RUSSIAN OFFICIALS INSIST BABITSKY IS “ALIVE AND WELL.”

Publication: Monitor Volume: 6 Issue: 30

Russian officials continue to stick to the story that Radio Liberty correspondent Andrei Babitsky voluntarily agreed to be handed over to Chechen rebel commanders in exchange for Russian POWs. Interior Minister Vladimir Rushailo said yesterday that Babitsky was being held in southern Chechnya, which is still under rebel control, and was “alive and well and where he wanted to be.” An Interior Ministry spokesman, Oleg Aksyonov, said Babitsky was in Alkhazurovo, a village on the edge of Chechnya’s southern mountains (Associated Press, RTR, February 10). Rushailo and others say their assurances that Babitsky is alive are based on “radio intercepts,” but have not explained why Babitsky has not used those same means of communication to contact either his family or his office.
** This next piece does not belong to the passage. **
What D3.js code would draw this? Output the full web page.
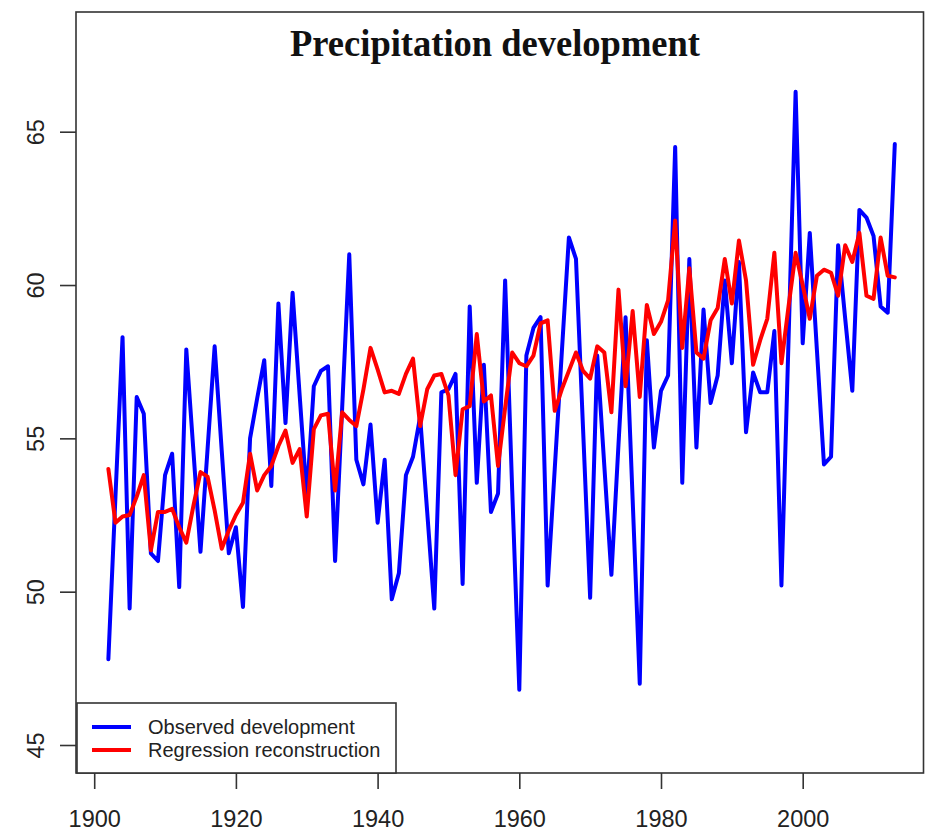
<!DOCTYPE html>
<html>
<head>
<meta charset="utf-8">
<script src="https://cdn.jsdelivr.net/npm/d3@7"></script>
<style>
  body { margin: 0; background: #fff; }
  svg { display: block; }
</style>
</head>
<body>
<div id="chart"></div>
<script>
// years 1902..2013
const years = d3.range(1902, 2014);

// observed precipitation (blue)
const observed = [
  47.8, 53.1, 58.3, 49.45, 56.35, 55.8, 51.25, 51.0, 53.8, 54.5,
  50.15, 57.9, 54.6, 51.3, 54.65, 58.0, 54.6, 51.25, 52.1, 49.5,
  55.0, 56.3, 57.55, 53.45, 59.4, 55.5, 59.75, 56.4, 53.1, 56.7,
  57.2, 57.35, 51.0, 56.0, 61.0, 54.3, 53.5, 55.45, 52.25, 54.3,
  49.75, 50.6, 53.8, 54.4, 55.7, 52.6, 49.45, 56.5, 56.6, 57.1,
  50.25, 59.3, 53.55, 57.4, 52.6, 53.2, 60.15, 53.3, 46.8, 57.7,
  58.6, 58.95, 50.2, 54.0, 57.8, 61.55, 60.85, 55.3, 49.8, 57.7,
  54.1, 50.55, 54.8, 58.95, 53.0, 47.0, 58.2, 54.7, 56.55, 57.05,
  64.5, 53.55, 60.85, 54.7, 59.2, 56.15, 57.05, 60.15, 57.45, 60.75,
  55.2, 57.15, 56.5, 56.5, 58.5, 50.2, 58.2, 66.3, 58.1, 61.7,
  57.9, 54.15, 54.4, 61.3, 58.9, 56.55, 62.45, 62.2, 61.6, 59.3,
  59.1, 64.6
];

// regression reconstruction (red)
const reconstructed = [
  54.0, 52.25, 52.45, 52.5, 53.1, 53.8, 51.35, 52.6, 52.6, 52.7,
  52.1, 51.6, 52.8, 53.9, 53.75, 52.65, 51.4, 52.0, 52.5, 52.9,
  54.5, 53.3, 53.8, 54.1, 54.75, 55.25, 54.2, 54.65, 52.45, 55.3,
  55.75, 55.8, 53.3, 55.85, 55.6, 55.4, 56.6, 57.95, 57.25, 56.5,
  56.55, 56.45, 57.1, 57.6, 55.4, 56.6, 57.05, 57.1, 56.4, 53.8,
  55.95, 56.05, 58.4, 56.2, 56.4, 54.1, 56.0, 57.8, 57.45, 57.35,
  57.7, 58.75, 58.85, 55.9, 56.6, 57.2, 57.8, 57.2, 56.95, 58.0,
  57.8, 55.85, 59.85, 56.7, 59.15, 56.35, 59.35, 58.4, 58.8, 59.5,
  62.1, 57.95, 60.55, 57.8, 57.6, 58.85, 59.25, 60.85, 59.4, 61.45,
  60.15, 57.4, 58.2, 58.9, 61.05, 57.45, 59.3, 61.05, 60.0, 58.9,
  60.3, 60.5, 60.4, 59.65, 61.3, 60.75, 61.7, 59.65, 59.55, 61.55,
  60.3, 60.25
];

const xTicks = [1900, 1920, 1940, 1960, 1980, 2000];
const yTicks = [45, 50, 55, 60, 65];
const legendLabels = ["Observed development", "Regression reconstruction"];
const colors = ["#0000ff", "#ff0000"];

const width = 925, height = 836;
const box = {left: 76, right: 923.5, top: 12, bottom: 773};

const x = d3.scaleLinear().domain([1900, 2000]).range([94.2, 802.7]);
const y = d3.scaleLinear().domain([45, 65]).range([745, 131.7]);

const svg = d3.select("#chart").append("svg")
    .attr("width", width)
    .attr("height", height)
    .style("font-family", "'Liberation Sans', Arial, sans-serif");

// lines
const line = d3.line()
    .x((d, i) => x(years[i]))
    .y(d => y(d));

[observed, reconstructed].forEach((s, k) => {
  svg.append("path")
      .datum(s)
      .attr("fill", "none")
      .attr("stroke", colors[k])
      .attr("stroke-width", 4)
      .attr("stroke-linejoin", "round")
      .attr("stroke-linecap", "round")
      .attr("d", line);
});

// plot frame
svg.append("rect")
    .attr("x", box.left)
    .attr("y", box.top)
    .attr("width", box.right - box.left)
    .attr("height", box.bottom - box.top)
    .attr("fill", "none")
    .attr("stroke", "#333")
    .attr("stroke-width", 1.6);

// x axis
const xAxis = svg.append("g")
    .attr("transform", `translate(0,${box.bottom})`)
    .call(d3.axisBottom(x).tickValues(xTicks).tickFormat(d3.format("d"))
      .tickSize(16).tickPadding(21));
xAxis.select(".domain").remove();
xAxis.selectAll("line").attr("stroke", "#333").attr("stroke-width", 1.6);
xAxis.selectAll("text")
    .attr("font-size", 23.5)
    .attr("font-family", "'Liberation Sans', Arial, sans-serif")
    .attr("fill", "#222");

// y axis, labels rotated like base R
const yAxis = svg.append("g")
    .attr("transform", `translate(${box.left},0)`)
    .call(d3.axisLeft(y).tickValues(yTicks).tickSize(16));
yAxis.select(".domain").remove();
yAxis.selectAll("line").attr("stroke", "#333").attr("stroke-width", 1.6);
yAxis.selectAll("text")
    .attr("x", 0)
    .attr("dy", 0)
    .attr("text-anchor", "middle")
    .attr("transform", "translate(-32.5,0) rotate(-90)")
    .attr("font-size", 23.5)
    .attr("font-family", "'Liberation Sans', Arial, sans-serif")
    .attr("fill", "#222");

// title
svg.append("text")
    .attr("x", 495)
    .attr("y", 56)
    .attr("text-anchor", "middle")
    .attr("font-family", "'Liberation Serif', 'Times New Roman', serif")
    .attr("font-weight", "bold")
    .attr("font-size", 38)
    .attr("textLength", 410)
    .attr("lengthAdjust", "spacingAndGlyphs")
    .attr("fill", "#111")
    .text("Precipitation development");

// legend
const legend = svg.append("g");
legend.append("rect")
    .attr("x", 77)
    .attr("y", 703)
    .attr("width", 319)
    .attr("height", box.bottom - 703)
    .attr("fill", "#fff")
    .attr("stroke", "#333")
    .attr("stroke-width", 1.6);

const item = legend.selectAll("g.item")
    .data(legendLabels)
    .join("g")
    .attr("class", "item")
    .attr("transform", (d, i) => `translate(0,${727 + i * 23})`);

item.append("line")
    .attr("x1", 92).attr("x2", 131)
    .attr("stroke", (d, i) => colors[i])
    .attr("stroke-width", 4);

item.append("text")
    .attr("x", 148)
    .attr("dy", "0.35em")
    .attr("font-size", 20)
    .attr("fill", "#222")
    .text(d => d);
</script>
</body>
</html>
Radio Liberty yesterday quoted an eyewitness as claiming that Babitsky was being held in Gudermes, Chechnya, which is under the control of federal forces and pro-Moscow Chechens. The eyewitness said that Babitsky had been severely beaten. On February 9, the station cited “reliable sources” as saying that Babitsky was in the custody of Bislan Gantemirov’s pro-Russian Chechen militia (Radio Liberty, February 10). Gantemirov said yesterday that neither he nor his men had detained or arrested Babitsky, and that these reports were aimed at discrediting him and his militia (Russian agencies, February 10). Gantemirov, former mayor of Grozny [Djohar], the Chechen capital, was released from prison in Moscow last November, after which he returned to Chechnya to set up his militia under Moscow’s auspices. In 1998, the Russian authorities sentenced Gantemirov to six years in prison on charges of embezzling billion of rubles in state funds earmarked to rebuild Chechnya following the 1994-1996 war.

Meanwhile, the international community continues to express concern about Babitsky’s fate. European Commission President Romano Prodi said yesterday that the commission wanted to send a mission to Chechnya to gather information about Babitsky, while a group of U.S. congressmen sent a letter to Putin demanding Babitsky’s release. On February 8, the Organization for Security and Cooperation in Europe demanded that Russia present proof that Babitsky is alive (Radio Liberty, February 10). The following day, U.S. State Department spokesman James Rubin said the United States had expressed “the gravest fears” over Babitsky’s fate and called on Russian officials to “come clean” about the missing journalist (UPI, February 9).

Protests over the treatment of Babitsky have been growing inside Russia as well. On February 9, Oleg Mironov, the Kremlin’s human rights ombudsman, called the treatment of Babitsky “a crude violation of human rights.” Mironov, who was a KPRF deputy in the State Duma before Boris Yeltsin made him the Kremlin’s human rights watchdog, said the Russian authorities must give an “immediate explanation” for what has happened to Babitsky (NTV, February 9). On February 8, fifty-two leading Russian journalists released an appeal concerning the Radio Liberty journalist. “As long as the truth about this story is not made clear, including from Babitsky himself, we have every reason to assume that the Russian authorities have not only renounced the principle of free speech, but also the elementary observance of legality,” the appeal read. “That kind of government is called totalitarian” (UPI, February 9).